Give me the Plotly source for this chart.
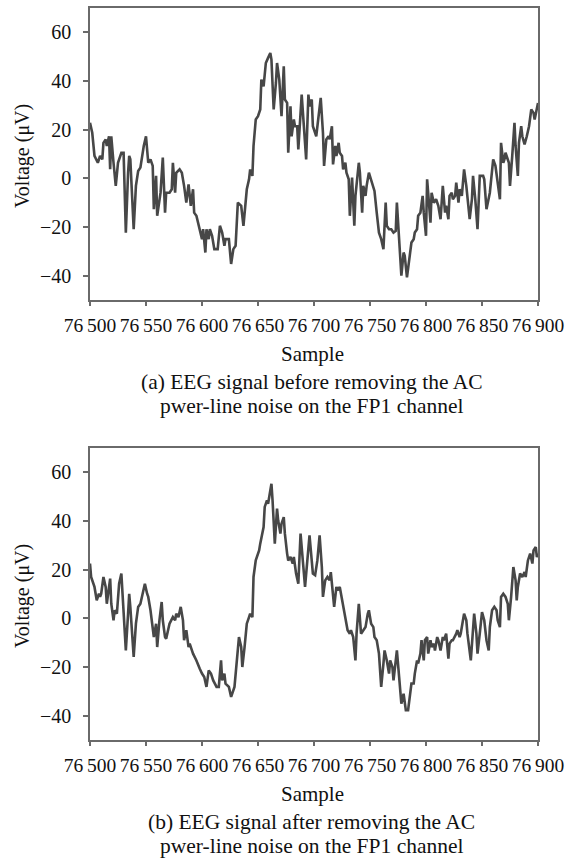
import plotly.graph_objects as go

# ---------------- data ----------------
samples_before = [
    76500, 76502, 76504, 76507, 76509, 76511, 76512, 76514, 76515, 76517,
    76518, 76519, 76521, 76523, 76525, 76528, 76530, 76532, 76534, 76535,
    76536, 76539, 76541, 76543, 76545, 76547, 76548, 76550, 76552, 76554,
    76556, 76557, 76559, 76560, 76563, 76565, 76567, 76568, 76571, 76573,
    76574, 76576, 76577, 76580, 76582, 76584, 76586, 76588, 76590, 76592,
    76593, 76595, 76597, 76599, 76600, 76601, 76603, 76604, 76606, 76607,
    76609, 76611, 76614, 76616, 76618, 76620, 76621, 76624, 76626, 76628,
    76630, 76632, 76635, 76637, 76639, 76640, 76642, 76643, 76645, 76646,
    76648, 76650, 76652, 76653, 76655, 76657, 76659, 76661, 76662, 76664,
    76666, 76667, 76669, 76671, 76673, 76674, 76676, 76677, 76679, 76680,
    76682, 76683, 76685, 76686, 76689, 76691, 76693, 76695, 76696, 76698,
    76699, 76702, 76704, 76706, 76708, 76709, 76711, 76713, 76714, 76716,
    76717, 76719, 76720, 76722, 76723, 76725, 76726, 76728, 76729, 76731,
    76732, 76734, 76736, 76737, 76740, 76741, 76743, 76744, 76746, 76747,
    76749, 76751, 76753, 76754, 76756, 76758, 76760, 76762, 76764, 76765,
    76767, 76769, 76771, 76773, 76774, 76776, 76778, 76780, 76781, 76783,
    76786, 76787, 76789, 76790, 76792, 76793, 76795, 76797, 76798, 76800,
    76801, 76804, 76805, 76807, 76809, 76811, 76813, 76815, 76817, 76818,
    76820, 76821, 76823, 76824, 76826, 76827, 76829, 76830, 76832, 76834,
    76836, 76839, 76841, 76842, 76844, 76846, 76848, 76851, 76852, 76854,
    76857, 76859, 76860, 76862, 76863, 76866, 76867, 76869, 76870, 76871,
    76874, 76875, 76877, 76879, 76880, 76882, 76883, 76885, 76886, 76888,
    76890, 76892, 76894, 76896, 76897, 76899, 76900,
]
voltage_before = [
    22.8, 18.7, 9.2, 6.4, 9.2, 7.8, 14.6, 16.0, 13.3, 17.3,
    3.7, 17.3, 6.4, -3.1, 6.4, 10.5, 10.5, -22.3, 2.3, 9.2,
    7.8, -20.9, -3.1, 3.0, 4.4, 11.9, 13.3, 17.3, 6.4, 7.8,
    5.1, -12.7, 1.0, -15.4, -5.9, 8.5, -14.1, -5.9, -5.9, -4.5,
    6.4, -5.9, 2.3, 3.7, 2.3, -3.1, -10.0, -2.5, -11.3, -4.5,
    -14.1, -15.4, -19.5, -22.3, -25.0, -20.9, -30.5, -20.9, -25.0, -20.9,
    -23.6, -29.1, -29.1, -19.5, -22.3, -27.7, -25.0, -25.0, -35.2, -29.1,
    -27.7, -10.0, -11.3, -19.5, -7.2, -4.5, -0.4, 3.7, 1.0, 13.3,
    24.2, 25.5, 28.3, 40.6, 37.8, 47.4, 49.5, 51.5, 48.8, 28.3,
    39.2, 47.4, 40.6, 25.5, 46.0, 32.4, 31.0, 10.5, 29.6, 17.3,
    24.2, 21.4, 21.4, 11.9, 34.4, 18.7, 7.8, 34.4, 29.6, 32.4,
    21.4, 17.3, 25.5, 33.1, 18.7, 5.1, 16.0, 17.3, 16.0, 21.4,
    5.7, 13.3, 9.2, 14.6, 10.5, 9.2, 3.7, 6.4, 2.3, -0.4,
    -15.4, 0.3, -19.5, -7.2, 6.4, 2.3, -14.1, -3.1, -7.2, -3.1,
    2.3, -0.4, -3.1, -5.2, -14.1, -22.3, -25.0, -29.1, -10.0, -19.5,
    -20.9, -20.9, -22.3, -21.6, -10.0, -23.6, -40.0, -30.5, -31.8, -40.7,
    -30.5, -26.4, -25.0, -22.3, -20.9, -15.4, -14.1, -7.2, -14.1, -23.6,
    -0.4, -18.2, -5.9, -10.0, -8.6, -11.3, -16.8, -3.1, -14.1, -11.3,
    -16.8, -7.2, -5.9, -8.6, -7.2, -1.8, -10.0, -4.5, -7.2, 3.7,
    -3.1, -16.8, -8.6, 1.0, -8.6, -20.9, 1.0, 1.0, -0.4, -12.7,
    -5.9, 5.1, 7.8, 5.1, 1.0, -8.6, 14.6, 6.4, 7.8, 10.5,
    6.4, -3.1, 9.2, 22.8, 13.3, 1.0, 14.6, 21.4, 17.3, 13.9,
    17.3, 21.4, 28.3, 26.9, 24.2, 29.6, 31.0,
]

samples_after = [
    76500, 76501, 76504, 76506, 76508, 76509, 76510, 76512, 76514, 76515,
    76518, 76519, 76521, 76522, 76524, 76526, 76528, 76530, 76532, 76534,
    76535, 76536, 76539, 76541, 76543, 76545, 76547, 76549, 76551, 76552,
    76554, 76555, 76557, 76559, 76560, 76562, 76564, 76565, 76567, 76568,
    76570, 76571, 76574, 76576, 76577, 76579, 76581, 76583, 76584, 76586,
    76588, 76589, 76591, 76592, 76595, 76597, 76598, 76600, 76602, 76604,
    76606, 76608, 76610, 76613, 76615, 76617, 76618, 76620, 76621, 76624,
    76626, 76629, 76631, 76633, 76635, 76636, 76638, 76640, 76642, 76643,
    76645, 76646, 76648, 76649, 76651, 76652, 76655, 76656, 76658, 76659,
    76661, 76662, 76663, 76665, 76667, 76668, 76670, 76671, 76673, 76674,
    76676, 76677, 76679, 76681, 76682, 76684, 76686, 76688, 76690, 76692,
    76696, 76697, 76699, 76701, 76703, 76705, 76707, 76708, 76710, 76712,
    76714, 76715, 76717, 76718, 76720, 76721, 76723, 76724, 76726, 76727,
    76728, 76730, 76732, 76733, 76735, 76737, 76738, 76740, 76742, 76744,
    76746, 76748, 76749, 76751, 76753, 76754, 76756, 76758, 76760, 76762,
    76763, 76765, 76767, 76768, 76770, 76771, 76773, 76774, 76776, 76778,
    76780, 76782, 76784, 76786, 76787, 76789, 76790, 76792, 76793, 76795,
    76796, 76798, 76799, 76801, 76802, 76804, 76805, 76807, 76808, 76810,
    76811, 76813, 76815, 76816, 76818, 76820, 76821, 76823, 76824, 76827,
    76828, 76830, 76831, 76833, 76834, 76836, 76837, 76840, 76842, 76843,
    76845, 76846, 76848, 76850, 76852, 76854, 76856, 76857, 76859, 76861,
    76863, 76864, 76866, 76867, 76869, 76871, 76873, 76874, 76876, 76878,
    76880, 76881, 76882, 76884, 76886, 76888, 76889, 76891, 76893, 76895,
    76896, 76898, 76899, 76900,
]
voltage_after = [
    22.5, 17.0, 12.9, 7.4, 10.1, 8.8, 10.1, 17.0, 12.9, 6.0,
    16.3, 6.0, -0.8, 3.3, 1.9, 14.2, 18.4, 0.5, -13.2, 1.9,
    10.1, 4.7, -15.9, -2.2, 4.7, 6.0, 10.1, 14.2, 10.1, 8.8,
    3.3, -0.8, -7.7, -2.2, -11.8, -0.8, 6.7, -0.8, -7.7, -8.4,
    -4.9, -2.2, 0.5, -0.8, 1.9, 0.5, 4.7, -0.8, -9.0, -4.9,
    -11.8, -10.4, -13.2, -14.5, -17.3, -20.0, -20.7, -22.7, -24.1, -28.2,
    -21.4, -22.7, -25.5, -28.2, -28.2, -17.3, -25.5, -22.7, -26.8, -28.2,
    -32.3, -28.2, -18.6, -7.7, -11.8, -20.0, -11.8, -2.2, 0.5, 1.9,
    0.5, 17.0, 23.8, 25.2, 27.9, 30.7, 37.5, 45.8, 48.5, 47.1,
    51.9, 55.3, 48.5, 30.7, 45.1, 40.3, 34.8, 38.9, 41.6, 34.8,
    26.6, 23.8, 25.2, 22.5, 25.2, 18.4, 14.2, 34.8, 23.8, 12.9,
    34.1, 29.3, 18.4, 17.7, 23.8, 34.1, 21.1, 8.8, 15.6, 17.0,
    15.6, 19.0, 8.8, 4.7, 12.9, 11.5, 12.9, 10.1, 4.7, 3.3,
    -0.8, -4.9, -6.3, -4.9, -7.7, -17.3, -6.3, 6.0, -6.3, -4.9,
    -3.6, 1.9, 3.3, -2.2, -3.6, -7.7, -9.0, -14.5, -28.2, -18.6,
    -13.2, -17.3, -22.7, -17.3, -20.0, -25.5, -18.6, -13.2, -24.1, -35.1,
    -31.0, -37.8, -37.8, -31.0, -26.8, -26.8, -22.7, -17.3, -18.6, -14.5,
    -9.0, -17.3, -9.0, -7.7, -14.5, -9.0, -11.8, -10.4, -13.2, -7.7,
    -9.0, -13.2, -7.7, -9.0, -6.3, -16.6, -10.4, -9.0, -9.0, -6.3,
    -4.9, -7.7, -6.3, -0.8, 1.9, -0.8, -6.3, -17.3, -3.6, 1.9,
    -6.3, -14.5, -6.3, 2.6, -0.8, -9.0, -13.2, -3.6, 3.3, 4.7,
    3.3, -0.8, -3.6, 8.8, 10.1, 8.8, 6.0, -0.8, 8.8, 21.1,
    15.6, 7.4, 12.9, 18.4, 17.0, 19.0, 17.0, 23.8, 26.6, 22.5,
    27.9, 29.3, 25.2, 26.6,
]

x_tick_values = [76500, 76550, 76600, 76650, 76700, 76750, 76800, 76850, 76900]
x_tick_labels = ["76\u2009500", "76\u2009550", "76\u2009600", "76\u2009650", "76\u2009700",
                 "76\u2009750", "76\u2009800", "76\u2009850", "76\u2009900"]
y_tick_values = [-40, -20, 0, 20, 40, 60]
y_tick_labels = ["\u221240", "\u221220", "0", "20", "40", "60"]

x_title = "Sample"
y_title = "Voltage (\u03bcV)"
caption_a = ["(a) EEG signal before removing the AC", "pwer-line noise on the FP1 channel"]
caption_b = ["(b) EEG signal after removing the AC", "pwer-line noise on the FP1 channel"]

# ---------------- styling ----------------
FONT = "Liberation Serif"
TEXT = "#111111"
LINE = "#474747"
FRAME = "#6a6a6a"

fig = go.Figure()
fig.add_trace(go.Scatter(x=samples_before, y=voltage_before, mode="lines",
                         line=dict(color=LINE, width=2.6), xaxis="x", yaxis="y",
                         showlegend=False, hoverinfo="skip"))
fig.add_trace(go.Scatter(x=samples_after, y=voltage_after, mode="lines",
                         line=dict(color=LINE, width=2.6), xaxis="x2", yaxis="y2",
                         showlegend=False, hoverinfo="skip"))

def xax(anchor):
    return dict(anchor=anchor, domain=[0, 1], range=[76500, 76900],
                tickmode="array", tickvals=x_tick_values, ticktext=x_tick_labels,
                tickangle=0, automargin=False,
                ticks="outside", ticklen=4, tickwidth=1.5, tickcolor=FRAME,
                showline=True, linecolor=FRAME, linewidth=1.6, mirror=True,
                showgrid=False, zeroline=False, ticklabelstandoff=3,
                tickfont=dict(family=FONT, size=19.5, color=TEXT))

def yax(anchor, domain):
    return dict(anchor=anchor, domain=domain, range=[-50, 70],
                tickmode="array", tickvals=y_tick_values, ticktext=y_tick_labels,
                automargin=False,
                ticks="outside", ticklen=5, tickwidth=1.5, tickcolor=FRAME,
                showline=True, linecolor=FRAME, linewidth=1.6, mirror=True,
                showgrid=False, zeroline=False, ticklabelstandoff=8,
                tickfont=dict(family=FONT, size=20, color=TEXT))

H_TOTAL = 732.0
top_dom = [1 - 292 / H_TOTAL, 1]
bot_dom = [0, 292 / H_TOTAL]

def py(abs_y):
    return (740 - abs_y) / H_TOTAL

def px(abs_x):
    return (abs_x - 90) / 448.0

annotations = []
for off, cap in [(0, caption_a), (440, caption_b)]:
    annotations.append(dict(text=x_title, xref="paper", yref="paper",
                            x=px(312), y=py(354 + off), xanchor="center", yanchor="middle",
                            showarrow=False, font=dict(family=FONT, size=21, color=TEXT)))
    annotations.append(dict(text=cap[0], xref="paper", yref="paper",
                            x=px(311.7), y=py(382 + off), xanchor="center", yanchor="middle",
                            showarrow=False, font=dict(family=FONT, size=21.5, color=TEXT)))
    annotations.append(dict(text=cap[1], xref="paper", yref="paper",
                            x=px(311.7), y=py(406 + off), xanchor="center", yanchor="middle",
                            showarrow=False, font=dict(family=FONT, size=21.5, color=TEXT)))
    annotations.append(dict(text=y_title, xref="paper", yref="paper", textangle=-90,
                            x=px(22), y=py(156 + off), xanchor="center", yanchor="middle",
                            showarrow=False, font=dict(family=FONT, size=20, color=TEXT)))

fig.update_layout(
    width=566, height=863,
    margin=dict(l=90, r=28, t=8, b=123, pad=0, autoexpand=False),
    paper_bgcolor="white", plot_bgcolor="white",
    xaxis=xax("y"), yaxis=yax("x", top_dom),
    xaxis2=xax("y2"), yaxis2=yax("x2", bot_dom),
    annotations=annotations,
    showlegend=False,
)

fig.write_html("out.html", config={"displayModeBar": False},
               post_script="document.body.style.margin='0';")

━━━━━━━━━━━━━━━━━━━━

» **WHAT TO WORK ON**:
Your task is to reproduce exactly the lines from the start of the data above through the line containing "import plotly.graph_objects as go", leaving every picture out.

» **SOLUTION TO THIS EXERCISE**:
Give me the Plotly source for this chart.
import plotly.graph_objects as go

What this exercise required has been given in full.